The task:
Reproduce the records that follow in full, excluding any picture they contain.

Records for this task:
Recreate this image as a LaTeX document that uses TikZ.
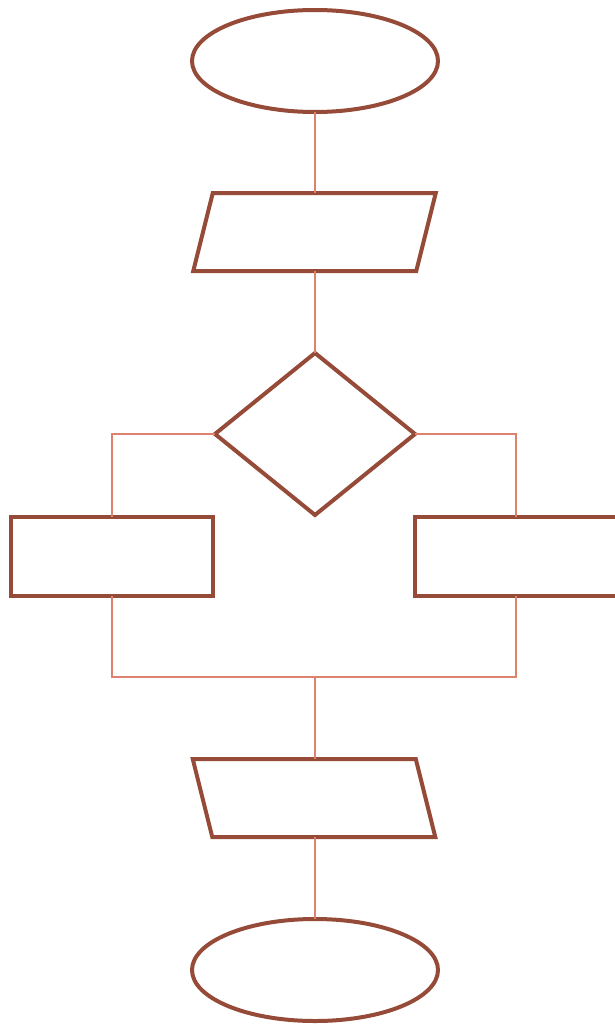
\documentclass[tikz,border=0pt]{standalone}
\usetikzlibrary{shapes.geometric}
\definecolor{shapeline}{RGB}{150,74,56}
\definecolor{connline}{RGB}{221,130,108}
\tikzset{
  base/.style={draw=shapeline, line width=4pt, fill=white, inner sep=0pt, outer sep=0pt},
  terminal/.style={base, ellipse, minimum width=246pt, minimum height=102pt},
  iobox/.style={base, rectangle, minimum width=223pt, minimum height=78pt},
  decision/.style={base, diamond, minimum width=200pt, minimum height=162pt},
  process/.style={base, rectangle, minimum width=202pt, minimum height=79pt},
  conn/.style={draw=connline, line width=1.6pt},
}
\begin{document}
\begin{tikzpicture}[x=1pt,y=1pt]
\useasboundingbox (0,0) rectangle (615,-1025);
\clip (0,0) rectangle (615,-1025);
\node[terminal] (start) at (315,-61) {};
\node[iobox, xslant=0.25] (in) at (314.5,-232) {};
\node[decision] (dec) at (315,-434) {};
\node[process] (left) at (112,-556) {};
\node[process] (right) at (516,-556) {};
\coordinate (join) at (315,-677);
\node[iobox, xslant=-0.25] (out) at (314,-798) {};
\node[terminal] (stop) at (315,-970) {};
\draw[conn] (start.south) -- (start.south |- in.north);
\draw[conn] (dec.north |- in.south) -- (dec.north);
\draw[conn] (dec.west) -| (left.north);
\draw[conn] (dec.east) -| (right.north);
\draw[conn] (left.south) |- (join) -| (right.south);
\draw[conn] (join) -- (join |- out.north);
\draw[conn] (stop.north |- out.south) -- (stop.north);
\end{tikzpicture}
\end{document}
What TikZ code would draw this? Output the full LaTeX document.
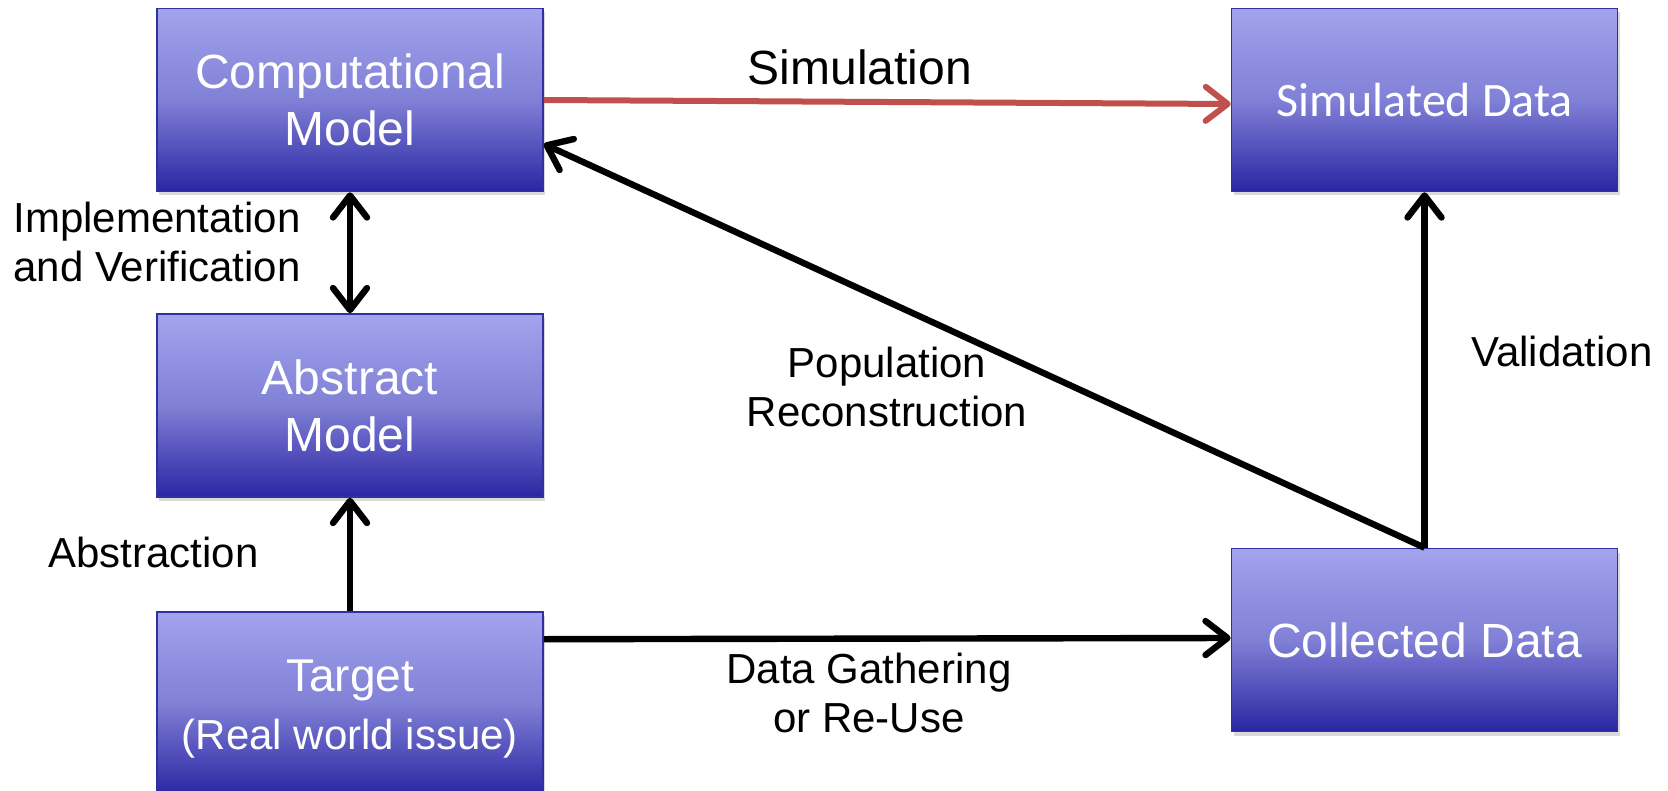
\documentclass[tikz,border=0pt]{standalone}
\usepackage{fontspec}
\setmainfont{Liberation Sans}
\newfontfamily\calib{Carlito}
\usetikzlibrary{arrows.meta,shadows,calc}
\definecolor{boxtop}{RGB}{163,163,238}
\definecolor{boxmid}{RGB}{128,128,214}
\definecolor{boxbot}{RGB}{42,38,163}
\definecolor{boxline}{RGB}{48,48,160}
\definecolor{simred}{RGB}{192,80,77}
\begin{document}
\begin{tikzpicture}[x=0.5pt,y=-0.5pt,
  barb/.tip={Straight Barb[length=11pt,width=17pt,round]},
  blk/.style={draw=boxline, line width=0.8pt, top color=boxtop, bottom color=boxbot, middle color=boxmid,
    minimum width=193pt, minimum height=91.5pt, inner sep=0pt, text=white,
    font=\fontsize{24}{28.5}\selectfont, align=center,
    drop shadow={opacity=0.3, shadow xshift=1pt, shadow yshift=-2pt}},
  boxtxt/.style={inner sep=0pt, text=white, align=center, font=\fontsize{23}{28}\selectfont},
  lab/.style={font=\fontsize{21}{24.5}\selectfont, inner sep=0pt},
  arr/.style={line width=3.2pt, -barb},
]
\clip (0,0) rectangle (1668,791);
\node[blk] (comp) at (350,100) {Computational\\Model};
\node[blk, font=\calib\fontsize{24}{28.5}\selectfont] (sim) at (1424.5,100) {Simulated Data};
\node[blk] (abs) at (350,405.5) {Abstract\\Model};
\node[blk] (tgt) at (350,703.5) {};
\node[boxtxt] (tgttxt) at (350,709) {Target\\[1pt]{\fontsize{21}{25}\selectfont (Real world issue)}};
\node[blk] (coll) at (1424.5,640) {Collected Data};

\draw[arr, simred, line width=3pt] (comp.east) -- ([yshift=-2pt]sim.west);
\draw[line width=3.2pt, barb-barb] (comp.south) -- (abs.north);
\draw[arr] (tgt.north) -- (abs.south);
\draw[arr] ([yshift=-14pt]tgt.north east) -- ([yshift=1pt]coll.west);
\draw[arr] (coll.north) -- (sim.south);
\draw[arr] (coll.north) -- ([yshift=-22pt]comp.east);

\node[font=\fontsize{24}{28}\selectfont, inner sep=0pt] (simlab) at (860,67) {Simulation};
\node[lab, anchor=west, align=left] (implab) at (13,242) {Implementation\\and Verification};
\node[lab, anchor=west] (abslab) at (48,552) {Abstraction};
\node[lab, align=center] (poplab) at (887,387) {Population\\Reconstruction};
\node[lab, align=center] (datalab) at (869,693) {Data Gathering\\or Re-Use};
\node[lab] (vallab) at (1562,351) {Validation};
\end{tikzpicture}
\end{document}
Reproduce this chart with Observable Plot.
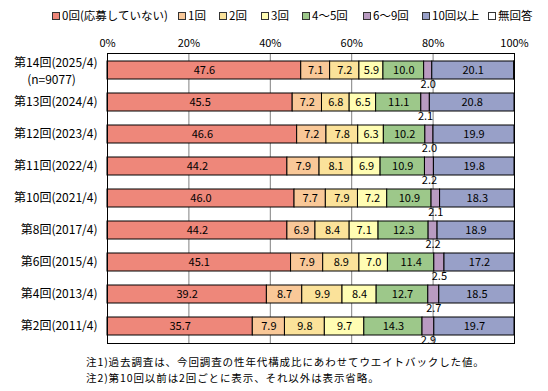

Reply:
Recreate this image as a LaTeX document that uses TikZ.
\documentclass[tikz,border=0pt]{standalone}
\usetikzlibrary{shapes.geometric}
\definecolor{shapeline}{RGB}{150,74,56}
\definecolor{connline}{RGB}{221,130,108}
\tikzset{
  base/.style={draw=shapeline, line width=4pt, fill=white, inner sep=0pt, outer sep=0pt},
  terminal/.style={base, ellipse, minimum width=246pt, minimum height=102pt},
  iobox/.style={base, rectangle, minimum width=223pt, minimum height=78pt},
  decision/.style={base, diamond, minimum width=200pt, minimum height=162pt},
  process/.style={base, rectangle, minimum width=202pt, minimum height=79pt},
  conn/.style={draw=connline, line width=1.6pt},
}
\begin{document}
\begin{tikzpicture}[x=1pt,y=1pt]
\useasboundingbox (0,0) rectangle (615,-1025);
\clip (0,0) rectangle (615,-1025);
\node[terminal] (start) at (315,-61) {};
\node[iobox, xslant=0.25] (in) at (314.5,-232) {};
\node[decision] (dec) at (315,-434) {};
\node[process] (left) at (112,-556) {};
\node[process] (right) at (516,-556) {};
\coordinate (join) at (315,-677);
\node[iobox, xslant=-0.25] (out) at (314,-798) {};
\node[terminal] (stop) at (315,-970) {};
\draw[conn] (start.south) -- (start.south |- in.north);
\draw[conn] (dec.north |- in.south) -- (dec.north);
\draw[conn] (dec.west) -| (left.north);
\draw[conn] (dec.east) -| (right.north);
\draw[conn] (left.south) |- (join) -| (right.south);
\draw[conn] (join) -- (join |- out.north);
\draw[conn] (stop.north |- out.south) -- (stop.north);
\end{tikzpicture}
\end{document}
What TikZ code would draw this? Output the full LaTeX document.
\documentclass[tikz,border=0pt]{standalone}
\usepackage{fontspec}
\setmainfont{Liberation Sans}
\newfontfamily\calib{Carlito}
\usetikzlibrary{arrows.meta,shadows,calc}
\definecolor{boxtop}{RGB}{163,163,238}
\definecolor{boxmid}{RGB}{128,128,214}
\definecolor{boxbot}{RGB}{42,38,163}
\definecolor{boxline}{RGB}{48,48,160}
\definecolor{simred}{RGB}{192,80,77}
\begin{document}
\begin{tikzpicture}[x=0.5pt,y=-0.5pt,
  barb/.tip={Straight Barb[length=11pt,width=17pt,round]},
  blk/.style={draw=boxline, line width=0.8pt, top color=boxtop, bottom color=boxbot, middle color=boxmid,
    minimum width=193pt, minimum height=91.5pt, inner sep=0pt, text=white,
    font=\fontsize{24}{28.5}\selectfont, align=center,
    drop shadow={opacity=0.3, shadow xshift=1pt, shadow yshift=-2pt}},
  boxtxt/.style={inner sep=0pt, text=white, align=center, font=\fontsize{23}{28}\selectfont},
  lab/.style={font=\fontsize{21}{24.5}\selectfont, inner sep=0pt},
  arr/.style={line width=3.2pt, -barb},
]
\clip (0,0) rectangle (1668,791);
\node[blk] (comp) at (350,100) {Computational\\Model};
\node[blk, font=\calib\fontsize{24}{28.5}\selectfont] (sim) at (1424.5,100) {Simulated Data};
\node[blk] (abs) at (350,405.5) {Abstract\\Model};
\node[blk] (tgt) at (350,703.5) {};
\node[boxtxt] (tgttxt) at (350,709) {Target\\[1pt]{\fontsize{21}{25}\selectfont (Real world issue)}};
\node[blk] (coll) at (1424.5,640) {Collected Data};

\draw[arr, simred, line width=3pt] (comp.east) -- ([yshift=-2pt]sim.west);
\draw[line width=3.2pt, barb-barb] (comp.south) -- (abs.north);
\draw[arr] (tgt.north) -- (abs.south);
\draw[arr] ([yshift=-14pt]tgt.north east) -- ([yshift=1pt]coll.west);
\draw[arr] (coll.north) -- (sim.south);
\draw[arr] (coll.north) -- ([yshift=-22pt]comp.east);

\node[font=\fontsize{24}{28}\selectfont, inner sep=0pt] (simlab) at (860,67) {Simulation};
\node[lab, anchor=west, align=left] (implab) at (13,242) {Implementation\\and Verification};
\node[lab, anchor=west] (abslab) at (48,552) {Abstraction};
\node[lab, align=center] (poplab) at (887,387) {Population\\Reconstruction};
\node[lab, align=center] (datalab) at (869,693) {Data Gathering\\or Re-Use};
\node[lab] (vallab) at (1562,351) {Validation};
\end{tikzpicture}
\end{document}
Reproduce this chart with Observable Plot.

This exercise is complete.